In the records below, pick out all lines containing the word "Python".
begin Entries
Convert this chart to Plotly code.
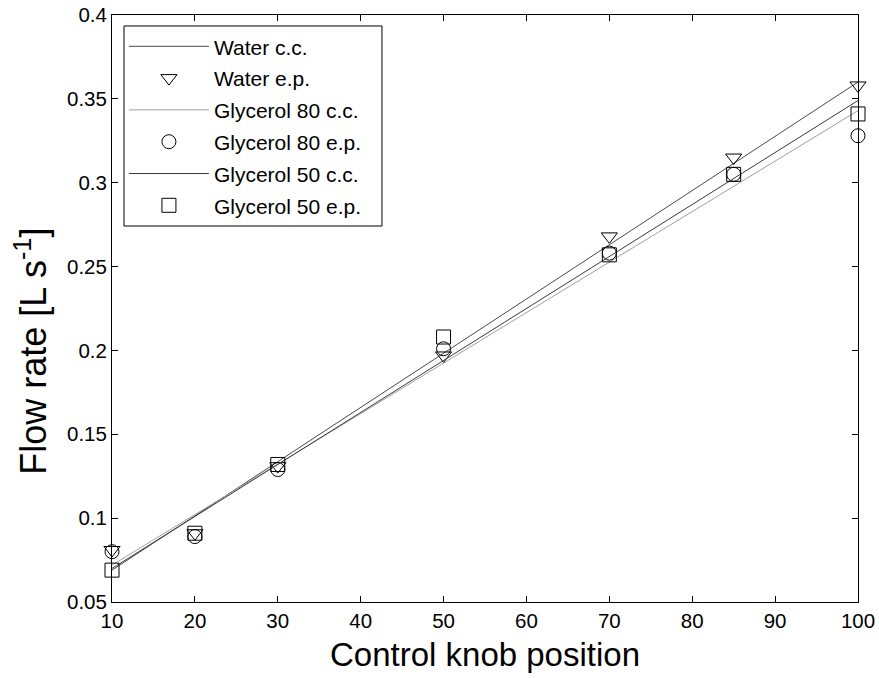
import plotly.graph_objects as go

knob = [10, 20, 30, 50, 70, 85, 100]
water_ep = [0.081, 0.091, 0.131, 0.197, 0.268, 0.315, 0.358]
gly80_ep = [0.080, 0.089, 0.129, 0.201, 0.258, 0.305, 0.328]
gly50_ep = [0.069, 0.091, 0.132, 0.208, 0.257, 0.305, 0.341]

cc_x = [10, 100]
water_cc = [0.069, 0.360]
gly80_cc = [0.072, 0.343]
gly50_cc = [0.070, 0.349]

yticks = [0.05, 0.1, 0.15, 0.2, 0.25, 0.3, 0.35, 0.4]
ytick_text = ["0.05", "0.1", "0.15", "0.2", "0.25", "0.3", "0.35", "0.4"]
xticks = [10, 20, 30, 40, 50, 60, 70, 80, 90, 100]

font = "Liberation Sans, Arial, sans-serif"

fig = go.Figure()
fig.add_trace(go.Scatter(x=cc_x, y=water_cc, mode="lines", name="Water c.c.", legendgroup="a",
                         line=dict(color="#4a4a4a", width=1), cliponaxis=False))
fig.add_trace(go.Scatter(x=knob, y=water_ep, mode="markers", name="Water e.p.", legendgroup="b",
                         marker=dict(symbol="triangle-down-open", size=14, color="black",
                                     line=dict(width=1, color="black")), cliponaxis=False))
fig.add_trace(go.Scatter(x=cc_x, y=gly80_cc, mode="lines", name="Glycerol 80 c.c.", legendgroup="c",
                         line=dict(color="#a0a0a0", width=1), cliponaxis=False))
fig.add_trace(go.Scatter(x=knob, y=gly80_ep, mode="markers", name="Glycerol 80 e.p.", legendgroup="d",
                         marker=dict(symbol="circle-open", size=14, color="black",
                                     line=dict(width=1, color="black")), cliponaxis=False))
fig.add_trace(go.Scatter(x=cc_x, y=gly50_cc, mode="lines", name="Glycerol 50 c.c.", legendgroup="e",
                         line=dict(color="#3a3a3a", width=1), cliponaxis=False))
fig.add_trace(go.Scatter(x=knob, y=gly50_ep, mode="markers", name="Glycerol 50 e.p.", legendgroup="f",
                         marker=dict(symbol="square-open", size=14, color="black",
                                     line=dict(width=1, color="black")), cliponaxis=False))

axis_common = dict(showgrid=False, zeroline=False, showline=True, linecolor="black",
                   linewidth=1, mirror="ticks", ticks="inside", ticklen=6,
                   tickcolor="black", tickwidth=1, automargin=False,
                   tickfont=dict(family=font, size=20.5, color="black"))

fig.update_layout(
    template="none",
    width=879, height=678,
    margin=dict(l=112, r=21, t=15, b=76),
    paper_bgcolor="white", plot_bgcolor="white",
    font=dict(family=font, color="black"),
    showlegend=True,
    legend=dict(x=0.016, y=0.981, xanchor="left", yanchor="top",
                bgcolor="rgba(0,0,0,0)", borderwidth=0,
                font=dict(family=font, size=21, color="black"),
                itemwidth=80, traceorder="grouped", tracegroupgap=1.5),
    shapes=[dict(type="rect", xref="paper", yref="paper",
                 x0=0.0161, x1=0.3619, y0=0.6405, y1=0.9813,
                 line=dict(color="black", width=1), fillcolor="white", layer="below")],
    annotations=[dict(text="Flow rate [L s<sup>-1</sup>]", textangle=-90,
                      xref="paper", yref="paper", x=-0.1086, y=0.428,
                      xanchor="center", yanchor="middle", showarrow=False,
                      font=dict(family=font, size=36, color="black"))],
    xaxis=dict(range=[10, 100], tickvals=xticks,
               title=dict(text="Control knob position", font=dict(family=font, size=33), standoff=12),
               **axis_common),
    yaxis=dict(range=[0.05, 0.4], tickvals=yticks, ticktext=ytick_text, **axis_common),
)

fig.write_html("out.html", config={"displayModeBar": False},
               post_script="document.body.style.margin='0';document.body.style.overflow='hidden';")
end Entries
begin Entries
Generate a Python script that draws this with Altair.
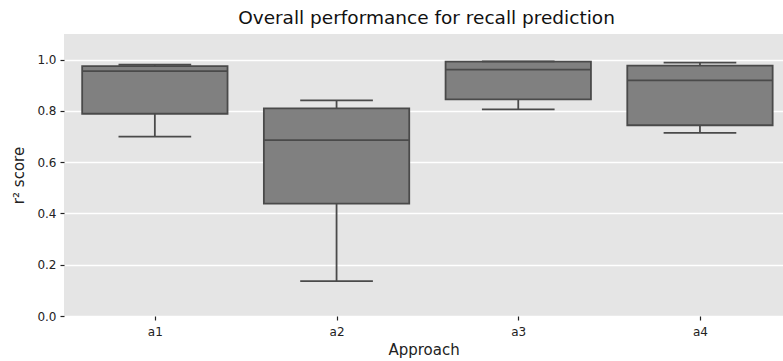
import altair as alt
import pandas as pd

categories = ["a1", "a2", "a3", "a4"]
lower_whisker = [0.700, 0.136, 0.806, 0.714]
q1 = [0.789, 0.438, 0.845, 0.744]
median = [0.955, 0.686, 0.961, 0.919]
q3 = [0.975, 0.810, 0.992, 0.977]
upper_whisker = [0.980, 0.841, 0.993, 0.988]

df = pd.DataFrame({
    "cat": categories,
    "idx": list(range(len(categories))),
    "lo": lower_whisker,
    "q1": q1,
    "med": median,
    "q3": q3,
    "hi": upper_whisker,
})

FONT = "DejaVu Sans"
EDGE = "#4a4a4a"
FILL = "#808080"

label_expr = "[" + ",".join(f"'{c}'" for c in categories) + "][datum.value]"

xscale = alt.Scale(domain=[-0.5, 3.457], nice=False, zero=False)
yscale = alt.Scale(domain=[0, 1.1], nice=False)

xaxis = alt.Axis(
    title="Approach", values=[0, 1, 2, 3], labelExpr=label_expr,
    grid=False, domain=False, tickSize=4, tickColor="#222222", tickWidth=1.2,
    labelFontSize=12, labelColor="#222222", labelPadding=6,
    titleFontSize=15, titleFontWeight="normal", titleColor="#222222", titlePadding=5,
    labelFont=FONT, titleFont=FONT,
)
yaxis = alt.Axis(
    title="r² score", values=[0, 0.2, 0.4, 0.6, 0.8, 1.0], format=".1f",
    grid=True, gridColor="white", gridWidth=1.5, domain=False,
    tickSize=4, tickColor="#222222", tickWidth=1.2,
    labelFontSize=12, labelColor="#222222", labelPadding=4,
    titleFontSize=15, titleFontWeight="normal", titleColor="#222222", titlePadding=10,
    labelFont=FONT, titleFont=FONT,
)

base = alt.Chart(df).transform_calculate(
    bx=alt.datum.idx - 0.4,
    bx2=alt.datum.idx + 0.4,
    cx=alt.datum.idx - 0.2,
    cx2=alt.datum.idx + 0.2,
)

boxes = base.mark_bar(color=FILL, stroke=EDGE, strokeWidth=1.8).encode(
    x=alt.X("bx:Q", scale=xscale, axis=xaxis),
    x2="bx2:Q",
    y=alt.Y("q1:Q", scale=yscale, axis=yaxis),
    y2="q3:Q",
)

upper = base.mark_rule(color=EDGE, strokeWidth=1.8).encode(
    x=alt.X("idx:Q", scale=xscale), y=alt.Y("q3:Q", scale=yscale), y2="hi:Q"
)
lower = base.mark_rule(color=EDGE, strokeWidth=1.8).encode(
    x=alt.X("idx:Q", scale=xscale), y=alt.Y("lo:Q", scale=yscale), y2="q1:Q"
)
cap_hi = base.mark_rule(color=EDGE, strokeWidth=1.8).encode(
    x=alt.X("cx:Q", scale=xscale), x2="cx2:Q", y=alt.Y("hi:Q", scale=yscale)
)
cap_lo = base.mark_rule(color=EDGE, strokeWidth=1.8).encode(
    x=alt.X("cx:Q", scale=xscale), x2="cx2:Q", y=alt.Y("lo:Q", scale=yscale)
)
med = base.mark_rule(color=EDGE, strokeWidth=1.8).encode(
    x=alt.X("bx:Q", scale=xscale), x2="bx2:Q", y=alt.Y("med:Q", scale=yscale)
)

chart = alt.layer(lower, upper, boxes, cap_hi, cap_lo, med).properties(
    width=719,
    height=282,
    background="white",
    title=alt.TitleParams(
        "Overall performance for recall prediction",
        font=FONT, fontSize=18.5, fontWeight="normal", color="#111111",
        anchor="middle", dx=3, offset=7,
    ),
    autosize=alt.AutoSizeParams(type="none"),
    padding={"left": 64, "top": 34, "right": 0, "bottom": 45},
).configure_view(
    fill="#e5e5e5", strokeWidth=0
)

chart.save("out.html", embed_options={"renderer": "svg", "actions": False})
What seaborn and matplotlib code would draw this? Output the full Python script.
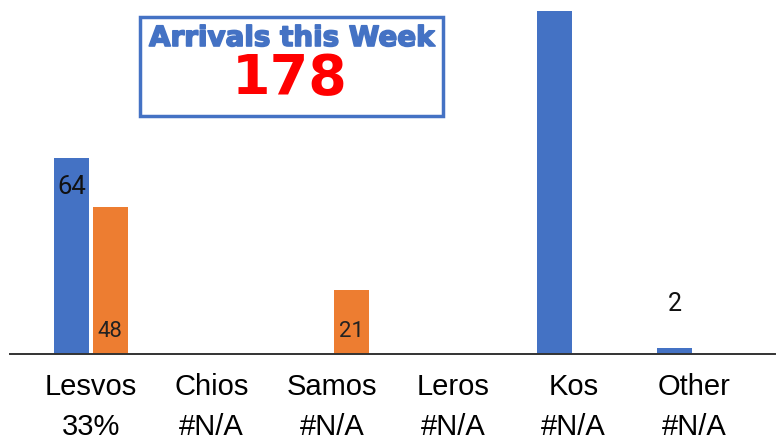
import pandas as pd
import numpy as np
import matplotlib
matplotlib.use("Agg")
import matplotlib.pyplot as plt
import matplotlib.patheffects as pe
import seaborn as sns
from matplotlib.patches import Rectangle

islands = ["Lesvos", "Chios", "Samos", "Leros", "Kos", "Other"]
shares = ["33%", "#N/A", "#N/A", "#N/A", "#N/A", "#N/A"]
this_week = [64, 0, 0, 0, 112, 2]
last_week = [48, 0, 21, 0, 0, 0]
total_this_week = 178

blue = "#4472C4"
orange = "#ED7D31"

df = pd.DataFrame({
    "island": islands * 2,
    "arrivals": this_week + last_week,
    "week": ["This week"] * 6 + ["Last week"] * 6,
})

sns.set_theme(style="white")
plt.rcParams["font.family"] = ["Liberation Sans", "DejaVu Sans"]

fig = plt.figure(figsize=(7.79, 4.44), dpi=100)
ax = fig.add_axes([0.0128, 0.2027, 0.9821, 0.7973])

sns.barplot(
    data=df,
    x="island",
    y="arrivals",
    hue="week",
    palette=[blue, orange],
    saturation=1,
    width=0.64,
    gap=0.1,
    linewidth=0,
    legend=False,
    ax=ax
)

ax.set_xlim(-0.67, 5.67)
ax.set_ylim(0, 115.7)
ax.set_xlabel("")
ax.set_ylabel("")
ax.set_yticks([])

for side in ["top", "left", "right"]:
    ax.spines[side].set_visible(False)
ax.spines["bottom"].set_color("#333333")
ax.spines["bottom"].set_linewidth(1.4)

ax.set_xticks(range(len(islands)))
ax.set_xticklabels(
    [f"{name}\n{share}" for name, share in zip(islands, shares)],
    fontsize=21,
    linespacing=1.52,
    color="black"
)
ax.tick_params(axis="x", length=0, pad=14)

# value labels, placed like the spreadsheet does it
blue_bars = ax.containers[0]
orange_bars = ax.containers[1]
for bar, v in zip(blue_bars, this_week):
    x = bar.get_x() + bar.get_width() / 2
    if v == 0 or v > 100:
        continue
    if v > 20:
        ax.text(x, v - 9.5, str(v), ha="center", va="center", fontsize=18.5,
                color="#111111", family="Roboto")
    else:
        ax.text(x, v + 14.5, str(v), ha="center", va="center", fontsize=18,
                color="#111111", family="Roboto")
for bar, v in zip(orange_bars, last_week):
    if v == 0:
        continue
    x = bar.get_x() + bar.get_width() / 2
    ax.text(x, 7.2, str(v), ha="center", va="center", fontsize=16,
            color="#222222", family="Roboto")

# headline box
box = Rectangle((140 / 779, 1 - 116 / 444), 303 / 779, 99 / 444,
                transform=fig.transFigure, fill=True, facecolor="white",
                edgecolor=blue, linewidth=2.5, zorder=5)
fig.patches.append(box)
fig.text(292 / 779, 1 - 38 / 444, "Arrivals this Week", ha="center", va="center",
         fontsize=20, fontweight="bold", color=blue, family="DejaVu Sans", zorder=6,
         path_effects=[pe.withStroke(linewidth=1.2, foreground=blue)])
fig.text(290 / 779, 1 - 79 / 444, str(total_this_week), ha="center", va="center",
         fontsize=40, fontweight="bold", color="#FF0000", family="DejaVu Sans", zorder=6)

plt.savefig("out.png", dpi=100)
end Entries
**Reply to the task**
Generate a Python script that draws this with Altair.
What seaborn and matplotlib code would draw this? Output the full Python script.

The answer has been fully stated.